━━━ DATA PROVIDED
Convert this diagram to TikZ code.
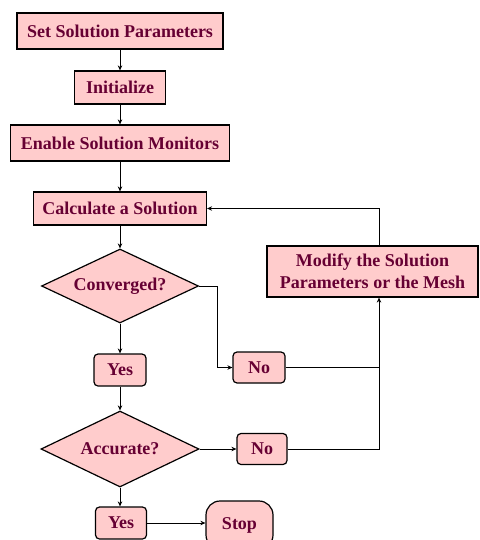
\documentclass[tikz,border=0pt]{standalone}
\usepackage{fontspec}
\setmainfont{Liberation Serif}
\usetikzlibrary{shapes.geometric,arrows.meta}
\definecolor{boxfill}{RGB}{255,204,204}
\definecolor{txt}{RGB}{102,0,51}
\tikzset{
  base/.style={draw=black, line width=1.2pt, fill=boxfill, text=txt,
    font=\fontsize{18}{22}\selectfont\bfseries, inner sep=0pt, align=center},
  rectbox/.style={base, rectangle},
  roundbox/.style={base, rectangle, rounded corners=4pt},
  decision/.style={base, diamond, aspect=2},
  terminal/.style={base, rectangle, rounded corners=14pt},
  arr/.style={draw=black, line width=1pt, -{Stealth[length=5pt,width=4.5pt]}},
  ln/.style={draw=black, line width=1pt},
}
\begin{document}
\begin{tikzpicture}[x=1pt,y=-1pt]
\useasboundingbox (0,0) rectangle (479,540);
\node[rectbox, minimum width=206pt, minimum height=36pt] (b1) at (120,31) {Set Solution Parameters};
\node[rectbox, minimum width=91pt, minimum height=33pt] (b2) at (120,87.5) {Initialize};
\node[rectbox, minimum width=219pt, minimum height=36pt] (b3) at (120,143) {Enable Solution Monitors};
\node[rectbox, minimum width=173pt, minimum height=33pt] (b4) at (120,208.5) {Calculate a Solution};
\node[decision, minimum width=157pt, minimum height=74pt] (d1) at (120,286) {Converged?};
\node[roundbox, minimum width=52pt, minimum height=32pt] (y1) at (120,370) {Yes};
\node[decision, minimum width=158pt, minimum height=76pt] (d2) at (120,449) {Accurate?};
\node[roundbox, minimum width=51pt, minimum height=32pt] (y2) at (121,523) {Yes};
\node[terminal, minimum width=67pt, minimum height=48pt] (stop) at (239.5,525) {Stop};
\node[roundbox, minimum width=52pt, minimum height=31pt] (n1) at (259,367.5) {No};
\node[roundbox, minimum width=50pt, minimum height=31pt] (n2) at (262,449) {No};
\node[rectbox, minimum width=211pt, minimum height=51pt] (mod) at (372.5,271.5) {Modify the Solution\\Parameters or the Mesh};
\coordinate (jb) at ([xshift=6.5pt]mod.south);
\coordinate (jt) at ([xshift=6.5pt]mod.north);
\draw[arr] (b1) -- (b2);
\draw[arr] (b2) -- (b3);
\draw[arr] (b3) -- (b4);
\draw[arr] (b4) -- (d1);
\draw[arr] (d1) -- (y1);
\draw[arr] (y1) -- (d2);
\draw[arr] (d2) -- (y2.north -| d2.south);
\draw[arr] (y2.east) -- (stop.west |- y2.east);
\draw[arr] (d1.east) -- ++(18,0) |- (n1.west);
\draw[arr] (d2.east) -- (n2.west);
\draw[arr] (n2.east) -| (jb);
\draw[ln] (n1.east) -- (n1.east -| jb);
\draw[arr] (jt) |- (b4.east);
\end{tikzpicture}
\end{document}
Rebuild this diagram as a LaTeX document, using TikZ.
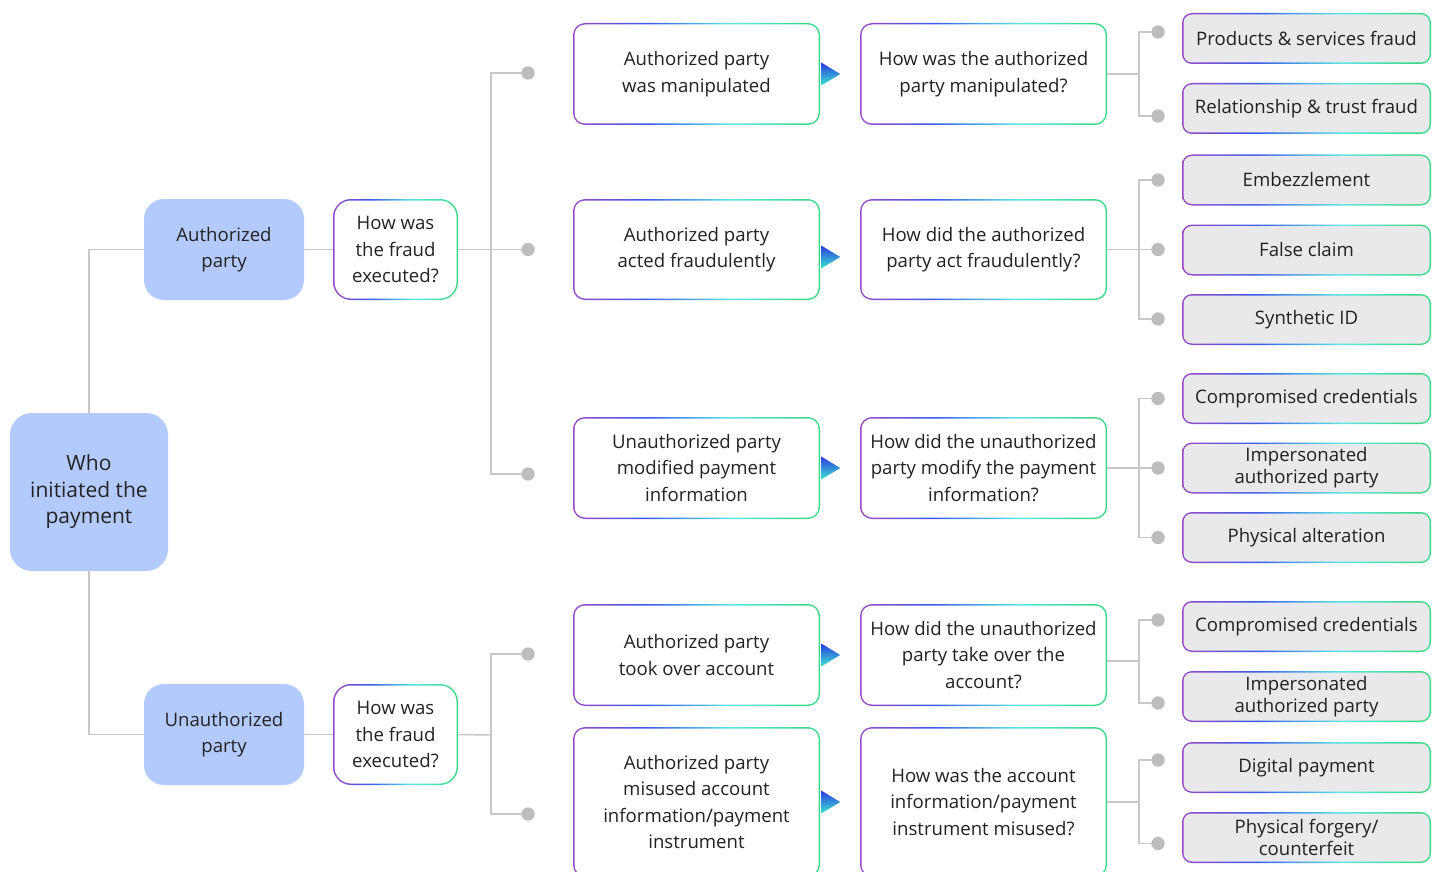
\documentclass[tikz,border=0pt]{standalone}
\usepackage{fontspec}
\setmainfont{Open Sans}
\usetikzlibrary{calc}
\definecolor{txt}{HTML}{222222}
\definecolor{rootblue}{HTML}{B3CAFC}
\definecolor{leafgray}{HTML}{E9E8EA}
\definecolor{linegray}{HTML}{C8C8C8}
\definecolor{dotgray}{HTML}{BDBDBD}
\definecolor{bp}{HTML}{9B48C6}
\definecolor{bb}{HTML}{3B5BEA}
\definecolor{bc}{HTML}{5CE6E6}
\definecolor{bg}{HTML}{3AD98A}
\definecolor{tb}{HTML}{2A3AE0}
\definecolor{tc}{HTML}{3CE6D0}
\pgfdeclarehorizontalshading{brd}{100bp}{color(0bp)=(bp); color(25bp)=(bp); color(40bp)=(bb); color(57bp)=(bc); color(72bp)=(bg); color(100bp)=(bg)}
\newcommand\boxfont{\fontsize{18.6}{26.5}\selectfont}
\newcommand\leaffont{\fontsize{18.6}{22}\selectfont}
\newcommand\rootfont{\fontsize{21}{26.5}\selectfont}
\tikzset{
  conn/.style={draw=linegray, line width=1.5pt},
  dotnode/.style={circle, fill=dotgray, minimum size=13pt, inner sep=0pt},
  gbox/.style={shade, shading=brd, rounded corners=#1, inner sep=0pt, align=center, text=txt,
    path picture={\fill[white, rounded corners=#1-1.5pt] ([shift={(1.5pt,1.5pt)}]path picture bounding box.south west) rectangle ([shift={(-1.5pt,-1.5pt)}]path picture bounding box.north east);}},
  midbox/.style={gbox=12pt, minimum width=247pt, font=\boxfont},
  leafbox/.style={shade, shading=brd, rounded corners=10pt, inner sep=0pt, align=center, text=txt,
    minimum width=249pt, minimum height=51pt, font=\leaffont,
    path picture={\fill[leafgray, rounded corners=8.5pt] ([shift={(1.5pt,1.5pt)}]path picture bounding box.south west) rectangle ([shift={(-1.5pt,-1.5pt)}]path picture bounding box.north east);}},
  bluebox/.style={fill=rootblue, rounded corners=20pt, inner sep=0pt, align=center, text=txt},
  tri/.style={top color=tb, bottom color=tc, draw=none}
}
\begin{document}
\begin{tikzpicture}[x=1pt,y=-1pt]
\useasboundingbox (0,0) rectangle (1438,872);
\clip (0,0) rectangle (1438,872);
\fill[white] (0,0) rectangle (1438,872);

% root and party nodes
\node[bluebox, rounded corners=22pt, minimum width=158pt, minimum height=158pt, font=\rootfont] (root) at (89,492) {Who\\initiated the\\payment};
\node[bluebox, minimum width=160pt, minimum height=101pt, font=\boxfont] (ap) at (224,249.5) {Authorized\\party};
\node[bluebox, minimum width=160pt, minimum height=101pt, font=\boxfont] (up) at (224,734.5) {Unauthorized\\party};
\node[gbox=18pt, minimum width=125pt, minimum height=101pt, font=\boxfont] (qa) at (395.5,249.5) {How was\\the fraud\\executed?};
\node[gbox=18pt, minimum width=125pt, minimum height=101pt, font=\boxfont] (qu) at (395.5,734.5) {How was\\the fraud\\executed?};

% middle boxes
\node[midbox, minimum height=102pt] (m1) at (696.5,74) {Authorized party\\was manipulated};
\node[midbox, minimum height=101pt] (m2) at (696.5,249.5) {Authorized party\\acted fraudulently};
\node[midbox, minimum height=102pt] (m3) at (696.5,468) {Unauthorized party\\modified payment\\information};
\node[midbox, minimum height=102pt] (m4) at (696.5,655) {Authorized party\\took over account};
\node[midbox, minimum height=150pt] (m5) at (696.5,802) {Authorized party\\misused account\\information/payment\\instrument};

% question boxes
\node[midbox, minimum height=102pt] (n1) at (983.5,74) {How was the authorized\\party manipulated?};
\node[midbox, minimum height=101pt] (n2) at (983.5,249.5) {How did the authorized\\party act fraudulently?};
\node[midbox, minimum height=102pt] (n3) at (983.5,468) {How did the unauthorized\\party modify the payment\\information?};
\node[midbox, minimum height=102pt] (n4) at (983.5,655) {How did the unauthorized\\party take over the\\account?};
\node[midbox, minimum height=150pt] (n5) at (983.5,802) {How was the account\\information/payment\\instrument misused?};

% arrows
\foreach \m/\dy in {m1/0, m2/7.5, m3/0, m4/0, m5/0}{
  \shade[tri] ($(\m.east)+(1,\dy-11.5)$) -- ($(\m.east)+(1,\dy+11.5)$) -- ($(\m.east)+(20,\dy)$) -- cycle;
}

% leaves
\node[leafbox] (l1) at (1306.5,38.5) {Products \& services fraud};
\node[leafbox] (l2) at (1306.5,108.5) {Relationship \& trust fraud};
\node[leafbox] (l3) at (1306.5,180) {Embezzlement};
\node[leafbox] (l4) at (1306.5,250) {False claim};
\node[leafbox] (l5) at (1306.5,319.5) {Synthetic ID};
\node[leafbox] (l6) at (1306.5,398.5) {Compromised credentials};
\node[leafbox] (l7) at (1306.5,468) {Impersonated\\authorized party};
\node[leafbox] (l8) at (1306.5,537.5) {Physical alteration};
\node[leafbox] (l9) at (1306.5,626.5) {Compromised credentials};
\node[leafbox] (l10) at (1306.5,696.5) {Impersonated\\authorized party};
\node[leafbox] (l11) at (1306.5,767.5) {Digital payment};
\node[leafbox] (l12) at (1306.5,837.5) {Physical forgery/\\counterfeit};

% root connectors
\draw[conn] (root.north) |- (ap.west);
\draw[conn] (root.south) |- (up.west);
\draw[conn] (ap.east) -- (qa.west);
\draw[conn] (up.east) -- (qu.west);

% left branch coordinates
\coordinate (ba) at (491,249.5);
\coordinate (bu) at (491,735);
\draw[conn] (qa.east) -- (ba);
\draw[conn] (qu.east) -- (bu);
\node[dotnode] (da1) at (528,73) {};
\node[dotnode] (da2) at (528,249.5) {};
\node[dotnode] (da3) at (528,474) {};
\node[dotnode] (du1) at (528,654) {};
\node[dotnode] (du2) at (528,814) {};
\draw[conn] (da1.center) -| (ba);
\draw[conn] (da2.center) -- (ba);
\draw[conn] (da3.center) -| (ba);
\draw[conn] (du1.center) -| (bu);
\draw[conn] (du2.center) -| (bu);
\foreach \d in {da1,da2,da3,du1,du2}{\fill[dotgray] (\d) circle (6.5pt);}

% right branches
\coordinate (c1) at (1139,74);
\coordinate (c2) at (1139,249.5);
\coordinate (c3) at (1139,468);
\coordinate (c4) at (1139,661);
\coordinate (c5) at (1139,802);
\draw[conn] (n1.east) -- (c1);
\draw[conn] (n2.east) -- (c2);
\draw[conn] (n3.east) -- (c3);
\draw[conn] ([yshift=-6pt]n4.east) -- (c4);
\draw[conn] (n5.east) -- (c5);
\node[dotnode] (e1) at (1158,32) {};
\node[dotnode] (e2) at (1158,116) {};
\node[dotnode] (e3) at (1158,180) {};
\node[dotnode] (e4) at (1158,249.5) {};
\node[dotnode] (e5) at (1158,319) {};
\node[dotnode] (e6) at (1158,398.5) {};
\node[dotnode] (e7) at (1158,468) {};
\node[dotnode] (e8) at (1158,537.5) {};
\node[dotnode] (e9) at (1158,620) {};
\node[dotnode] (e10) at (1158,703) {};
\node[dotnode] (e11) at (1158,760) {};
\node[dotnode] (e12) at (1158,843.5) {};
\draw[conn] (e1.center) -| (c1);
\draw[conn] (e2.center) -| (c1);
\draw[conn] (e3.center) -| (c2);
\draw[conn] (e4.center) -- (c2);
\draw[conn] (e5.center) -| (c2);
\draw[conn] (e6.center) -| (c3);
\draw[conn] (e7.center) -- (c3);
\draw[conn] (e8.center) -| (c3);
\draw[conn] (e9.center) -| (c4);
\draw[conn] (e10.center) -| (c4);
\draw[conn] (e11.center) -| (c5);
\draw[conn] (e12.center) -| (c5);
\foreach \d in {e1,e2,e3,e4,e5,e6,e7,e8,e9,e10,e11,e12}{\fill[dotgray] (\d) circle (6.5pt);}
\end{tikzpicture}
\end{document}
━━━━━━
> **TASK GOAL**
Select and copy every line from the records that includes the word "this".

> **CORRECT RESULT**
Convert this diagram to TikZ code.
Rebuild this diagram as a LaTeX document, using TikZ.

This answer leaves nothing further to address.